Надо предположить, что у автора были «мистические» задачи; мистикой все и должно объясняться… для него, ибо эта мистика слишком субъективная. Постороннему, каков бы он ни был, она кажется просто-напросто фальшью. Вообще Л. Андреев имеет самое ложное представление о мистике: она у него какая-то не мистическая. Точно стоит двадцать раз написать: «ужас, – ужас, – ужаснейшее, – ужасное, – кошница страданий, – мучительнейшее горе, – жертва, – о ужас, страшный предел, – голое безумие, – страшно, – холодная каменность», – написать все это подряд, на двух страницах (стр. 146 и 147), – и тотчас же подымется мистический ужас. Да ничуть не бывало! О, если бы Л. Андреев мог понять, что мистика – вовсе не это! мистика – она проста, тиха, она именно в самом простом, почти обыденном и тихом; и скорее в недоговоренности, чем в переговоренности. Когда к Свидригайлову приходит его супруга покойная и новое платье показывает, – вот это мистика, и, если хотите, ужас; но лучше бы вовсе никогда этого слова не произносить, – так оно бесполезно при глубине чувств. Я готов верить, что душа автора «Сашки» чувствует и глубину, и мистику; но, как писатель Л. Андреев тут абсолютно нем; хуже – злоязычен. Вместо огня – у него петербургская оттепель; и шум, шум, – визг полозьев по обнаженной мостовой. Если б мог понять Л. Андреев, что мистика (уж не буду говорить другого слова) – в тишине; но крайней мере перелет, передача мистической искры, зараза мистическим ощущением – всегда через тишину. Мистика – мгновенное преодоление сложностей, а не нагромождение их, бесплодно утомляющее внимание и только раздражающее ум.

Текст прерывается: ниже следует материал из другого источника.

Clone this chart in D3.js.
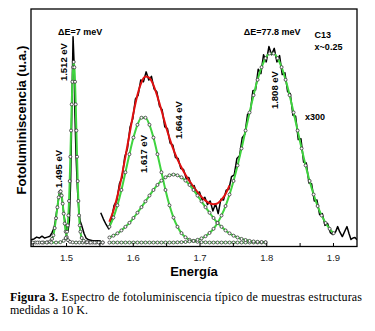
<!DOCTYPE html>
<html lang="es">
<head>
<meta charset="utf-8">
<title>Espectro PL</title>
<script src="https://d3js.org/d3.v7.min.js"></script>
<style>
    body { margin: 0; background: #fff; }
    .frame { fill: none; stroke: #000; stroke-width: 1.3; }
    .tick text { font-family: "Liberation Sans", Arial, sans-serif; font-size: 9.5px; fill: #222; }
    .tick line { stroke: #000; stroke-width: 1; }
    .spec { fill: none; stroke: #000; stroke-width: 1.5; stroke-linejoin: round; }
    .sum { fill: none; stroke: #e01010; stroke-width: 2; }
    .fit { fill: none; stroke: #3fd43f; stroke-width: 2; }
    .mk { fill: #fff; stroke: #333; stroke-width: 0.8; }
    .ann { font-family: "Liberation Sans", Arial, sans-serif; font-weight: bold; font-size: 9px; fill: #000; }
    .axlab { font-family: "Liberation Sans", Arial, sans-serif; font-weight: bold; fill: #000; }
    .cap { font-family: "Liberation Serif", "Times New Roman", serif; font-size: 12px; fill: #000; }
</style>
</head>
<body>
<div id="chart"></div>
<script>
    // ticks
    const majorTicks = [1.5, 1.6, 1.7, 1.8, 1.9];
    const minorTicks = [1.45, 1.55, 1.65, 1.75, 1.85];

    // measured spectrum, x1 part [energy eV, intensity]
    const specLow = [
        [1.447, 1.5], [1.452, 2.0], [1.456, 3.0], [1.460, 2.5], [1.464, 3.5], [1.468, 2.5],
        [1.472, 3.0], [1.476, 3.5], [1.479, 5.5], [1.482, 8.0], [1.484, 12.0], [1.486, 17.5],
        [1.488, 22.0], [1.490, 27.5], [1.4915, 29.0], [1.493, 27.0], [1.495, 21.0], [1.497, 15.0],
        [1.499, 10.0], [1.501, 7.0], [1.503, 6.5], [1.505, 12.0], [1.507, 35.0], [1.509, 80.0],
        [1.5105, 114.0], [1.512, 100.0], [1.513, 75.0], [1.515, 48.0], [1.517, 30.0], [1.519, 19.0],
        [1.521, 12.0], [1.523, 10.0], [1.525, 7.5], [1.527, 5.0], [1.530, 2.5], [1.534, 1.5],
        [1.540, 1.0], [1.546, 1.0], [1.552, 1.0]
    ];

    // measured spectrum, x300 part
    const specHigh = [
        [1.552, 16.5], [1.556, 13.0], [1.560, 10.0], [1.564, 7.5], [1.568, 13.0], [1.572, 20.5],
        [1.576, 23.0], [1.580, 32.5], [1.584, 36.0], [1.588, 47.5], [1.592, 52.0], [1.596, 64.0],
        [1.600, 68.5], [1.604, 79.5], [1.608, 81.5], [1.612, 90.0], [1.616, 89.0], [1.620, 94.5],
        [1.624, 90.0], [1.628, 92.0], [1.632, 85.0], [1.636, 83.5], [1.640, 75.5], [1.644, 73.5],
        [1.648, 64.0], [1.652, 63.0], [1.656, 55.0], [1.660, 54.0], [1.664, 47.0], [1.668, 46.5],
        [1.672, 41.0], [1.676, 40.5], [1.680, 35.5], [1.684, 36.0], [1.688, 31.0], [1.692, 31.5],
        [1.696, 27.0], [1.700, 28.0], [1.704, 23.5], [1.708, 25.0], [1.712, 21.0], [1.716, 23.0],
        [1.720, 17.5], [1.724, 21.5], [1.728, 16.0], [1.732, 24.0], [1.736, 23.5], [1.740, 29.0],
        [1.744, 29.5], [1.748, 36.5], [1.752, 37.5], [1.756, 46.5], [1.760, 48.0], [1.764, 58.0],
        [1.768, 60.0], [1.772, 71.0], [1.776, 72.0], [1.780, 84.0], [1.784, 84.5], [1.788, 96.0],
        [1.792, 93.5], [1.796, 104.0], [1.800, 100.0], [1.804, 108.5], [1.808, 104.0], [1.812, 107.5],
        [1.816, 100.0], [1.820, 103.5], [1.824, 93.0], [1.828, 94.0], [1.832, 83.5], [1.836, 82.5],
        [1.840, 70.5], [1.844, 70.0], [1.848, 57.0], [1.852, 57.5], [1.856, 44.5], [1.860, 44.0],
        [1.864, 33.0], [1.868, 32.5], [1.872, 23.0], [1.876, 23.5], [1.880, 15.5], [1.884, 16.0],
        [1.888, 9.5], [1.892, 10.5], [1.896, 5.5], [1.900, 4.4], [1.904, 6.0], [1.907, 8.8],
        [1.910, 6.0], [1.914, 3.3], [1.918, 6.5], [1.921, 8.8], [1.924, 5.0], [1.927, 1.7],
        [1.930, 2.5], [1.933, 2.8], [1.936, 1.5]
    ];

    // fitted peak 1.495 eV
    const fit1495 = [
        [1.448, 0], [1.454, 0], [1.460, 0], [1.466, 0], [1.472, 0.1], [1.476, 0.6], [1.479, 2.0],
        [1.481, 4.0], [1.483, 8.0], [1.485, 13.5], [1.487, 19.5], [1.489, 25.0], [1.4905, 27.8],
        [1.492, 28.3], [1.4935, 26.0], [1.495, 21.5], [1.4965, 16.0], [1.498, 10.5], [1.4995, 6.0],
        [1.501, 3.0], [1.503, 1.3], [1.506, 0.4], [1.510, 0.1], [1.515, 0], [1.520, 0], [1.525, 0],
        [1.530, 0], [1.535, 0], [1.540, 0], [1.545, 0], [1.550, 0], [1.555, 0]
    ];

    // fitted peak 1.512 eV
    const fit1512 = [
        [1.450, 0], [1.457, 0], [1.464, 0], [1.471, 0], [1.478, 0], [1.485, 0], [1.4915, 0.2],
        [1.4965, 1.0], [1.4995, 2.5], [1.5015, 6], [1.5025, 9.5], [1.5035, 15], [1.5045, 23],
        [1.5055, 34], [1.5065, 47.5], [1.5075, 62], [1.5085, 76.5], [1.5095, 89], [1.5105, 97],
        [1.5115, 100], [1.5125, 97], [1.5135, 89], [1.5145, 76.5], [1.5155, 62], [1.5165, 47.5],
        [1.5175, 34], [1.5185, 23], [1.5195, 15], [1.5205, 9.5], [1.5215, 6], [1.5235, 2.5],
        [1.5265, 1.0], [1.5315, 0.2], [1.537, 0], [1.543, 0], [1.549, 0], [1.555, 0]
    ];

    // energies of the x300 fits
    const fitE = [
        1.565, 1.571, 1.577, 1.583, 1.589, 1.595, 1.601, 1.607, 1.613, 1.619,
        1.625, 1.631, 1.637, 1.643, 1.649, 1.655, 1.661, 1.667, 1.673, 1.679,
        1.685, 1.691, 1.697, 1.703, 1.709, 1.715, 1.721, 1.727, 1.733, 1.739,
        1.745, 1.751, 1.757, 1.763, 1.769, 1.775, 1.781, 1.787, 1.793, 1.799,
        1.805, 1.811, 1.817, 1.823, 1.829, 1.835, 1.841, 1.847, 1.853, 1.859,
        1.865, 1.871, 1.877, 1.883, 1.889, 1.895, 1.901
    ];
    const fit1617 = [
        8.7, 13.8, 20.6, 29.1, 38.9, 48.9, 58.1, 65.2, 69.1, 69.1,
        65.2, 58.1, 48.9, 38.9, 29.1, 20.6, 13.8, 8.7, 5.2, 2.9,
        1.5, 0.8, 0.4, 0.2, 0.1, 0, 0, 0, 0, 0,
        0, 0, 0, 0, 0, 0, 0, 0, 0, 0
    ];
    const fit1664 = [
        2.8, 3.8, 5.1, 6.7, 8.7, 10.9, 13.6, 16.5, 19.6, 22.8,
        26.0, 29.1, 31.9, 34.3, 36.1, 37.2, 37.6, 37.2, 36.1, 34.3,
        31.9, 29.1, 26.0, 22.8, 19.6, 16.5, 13.6, 10.9, 8.7, 6.7,
        5.1, 3.8, 2.8, 2.0, 1.4, 0.9, 0.6, 0.4, 0.3, 0.2
    ];
    const fit1808 = [
        0, 0, 0, 0, 0, 0, 0, 0, 0, 0,
        0, 0, 0, 0, 0, 0, 0, 0.1, 0.2, 0.3,
        0.6, 0.9, 1.5, 2.3, 3.5, 5.3, 7.6, 10.8, 15.0, 20.2,
        26.6, 34.1, 42.7, 52.1, 62.0, 72.0, 81.6, 90.1, 97.1, 102.1,
        104.7, 104.7, 102.1, 97.1, 90.1, 81.6, 72.0, 62.0, 52.1, 42.7,
        34.1, 26.6, 20.2, 15.0, 10.8, 7.6, 5.2
    ];
    const fitSum = [
        11.5, 17.6, 25.7, 35.8, 47.6, 59.8, 71.7, 81.7, 88.7, 91.9,
        91.2, 87.2, 80.8, 73.2, 65.2, 57.8, 51.4, 46.0, 41.5, 37.5,
        34.0, 30.8, 27.9, 25.3, 23.2, 21.8, 21.2, 21.7, 23.7, 26.9,
        31.7
    ];

    const W = 375, H = 331;
    const plot = {left: 31, top: 9, right: 357, bottom: 246.5};

    const svg = d3.select("#chart").append("svg")
        .attr("width", W).attr("height", H)
        .style("display", "block").style("background", "#fff");

    const x = d3.scaleLinear().domain([1.4475, 1.936]).range([plot.left, plot.right]);
    const y = d3.scaleLinear().domain([-2.2, 129.3]).range([plot.bottom, plot.top]);

    svg.append("clipPath").attr("id", "clip").append("rect")
        .attr("x", plot.left).attr("y", plot.top)
        .attr("width", plot.right - plot.left).attr("height", plot.bottom - plot.top);

    const zip = vals => vals.map((v, i) => [fitE[i], v]);

    const line = d3.line().x(d => x(d[0])).y(d => y(d[1]));
    const smooth = d3.line().x(d => x(d[0])).y(d => y(d[1])).curve(d3.curveMonotoneX);

    const g = svg.append("g").attr("clip-path", "url(#clip)");

    // measured data
    [specLow, specHigh].forEach(s => g.append("path").datum(s).attr("class", "spec").attr("d", line));

    // sum of fits
    g.append("path").datum(zip(fitSum)).attr("class", "sum").attr("d", smooth);

    // individual fits with open circles
    const fits = [fit1495, fit1512, zip(fit1617), zip(fit1664), zip(fit1808)];
    fits.forEach(f => g.append("path").datum(f).attr("class", "fit").attr("d", smooth));
    fits.forEach(f => g.append("g").selectAll("circle").data(f).join("circle")
        .attr("class", "mk")
        .attr("cx", d => x(d[0])).attr("cy", d => y(d[1]))
        .attr("r", 1.5));

    // frame
    svg.append("rect").attr("class", "frame")
        .attr("x", plot.left).attr("y", plot.top)
        .attr("width", plot.right - plot.left).attr("height", plot.bottom - plot.top);

    // x axis (ticks inside)
    svg.append("g").attr("transform", `translate(0,${plot.bottom})`)
        .call(d3.axisBottom(x).tickValues(majorTicks).tickSize(-3.5).tickPadding(8).tickFormat(d3.format(".1f")))
        .call(a => a.select(".domain").remove());
    svg.append("g").attr("transform", `translate(0,${plot.bottom})`)
        .call(d3.axisBottom(x).tickValues(minorTicks).tickSize(-3.5).tickFormat(""))
        .call(a => a.select(".domain").remove());

    // axis titles
    svg.append("text").attr("class", "axlab").style("font-size", "13px")
        .attr("x", 194).attr("y", 276).attr("text-anchor", "middle").text("Energía");
    svg.append("text").attr("class", "axlab").style("font-size", "13px")
        .attr("transform", "translate(26,120) rotate(-90)")
        .attr("text-anchor", "middle").text("Fotoluminiscencia (u.a.)");

    // annotations
    const flat = [
        ["ΔE=7 meV", 1.521, 114.9, "middle"],
        ["ΔE=77.8 meV", 1.8087, 114.9, "middle"],
        ["C13", 1.8725, 113.2, "start"],
        ["x~0.25", 1.8725, 106.6, "start"],
        ["x300", 1.858, 67.8, "start"]
    ];
    svg.selectAll("text.flat").data(flat).join("text")
        .attr("class", "ann flat")
        .attr("x", d => x(d[1])).attr("y", d => y(d[2]))
        .attr("text-anchor", d => d[3]).text(d => d[0]);

    const rotated = [
        ["1.512 eV", 1.497, 99.9],
        ["1.495 eV", 1.4895, 40.7],
        ["1.617 eV", 1.6168, 49],
        ["1.664 eV", 1.6693, 67.8],
        ["1.808 eV", 1.8131, 84.4]
    ];
    svg.selectAll("text.rot").data(rotated).join("text")
        .attr("class", "ann rot").style("font-size", "9.5px")
        .attr("transform", d => `translate(${x(d[1])},${y(d[2])}) rotate(-90)`)
        .attr("text-anchor", "middle").attr("dy", "0.35em")
        .text(d => d[0]);

    // caption
    const cap = svg.append("text").attr("class", "cap").attr("x", 10).attr("y", 301)
        .attr("textLength", 352).attr("lengthAdjust", "spacing");
    cap.append("tspan").style("font-weight", "bold").text("Figura 3.");
    cap.append("tspan").text(" Espectro de fotoluminiscencia típico de muestras estructuras");
    svg.append("text").attr("class", "cap").attr("x", 10).attr("y", 314).text("medidas a 10 K.");
</script>
</body>
</html>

Невольно фабула «Сашки Жегулева» заставляет припомнить подлинную историю недавнего гимназиста-экспроприатора, Савицкого. Читал я эту историю («Ист. Вестн.», дек. 11 г.) и любовался простотой и пугающей правдой жизни. Мистик увидит и тайную глубину; но и для обычного ума, только ума, как стекло ясен этот буйный, талантливый и властный мальчик, сын полуграмотной сиделицы из винной лавки, которая уж, верно, не «дышала красотой», как генеральша, мать Жегулева. «А, меня выбросили вон из гимназии… И брата… И мать лишили последнего заработка… Я же им себя покажу!..» Бывший революционер, он в природную волю-вольность свою вкладывает идею о «народе»… «Буду защитником народным… Не мытьем, так катаньем!..» И этот современный «Степан Тимофеевич» действительно исполнил то, что хотел, четыре года жил так, как ему было надо и как он думал, что надо. Он был, его понимаешь, веришь, что да, был.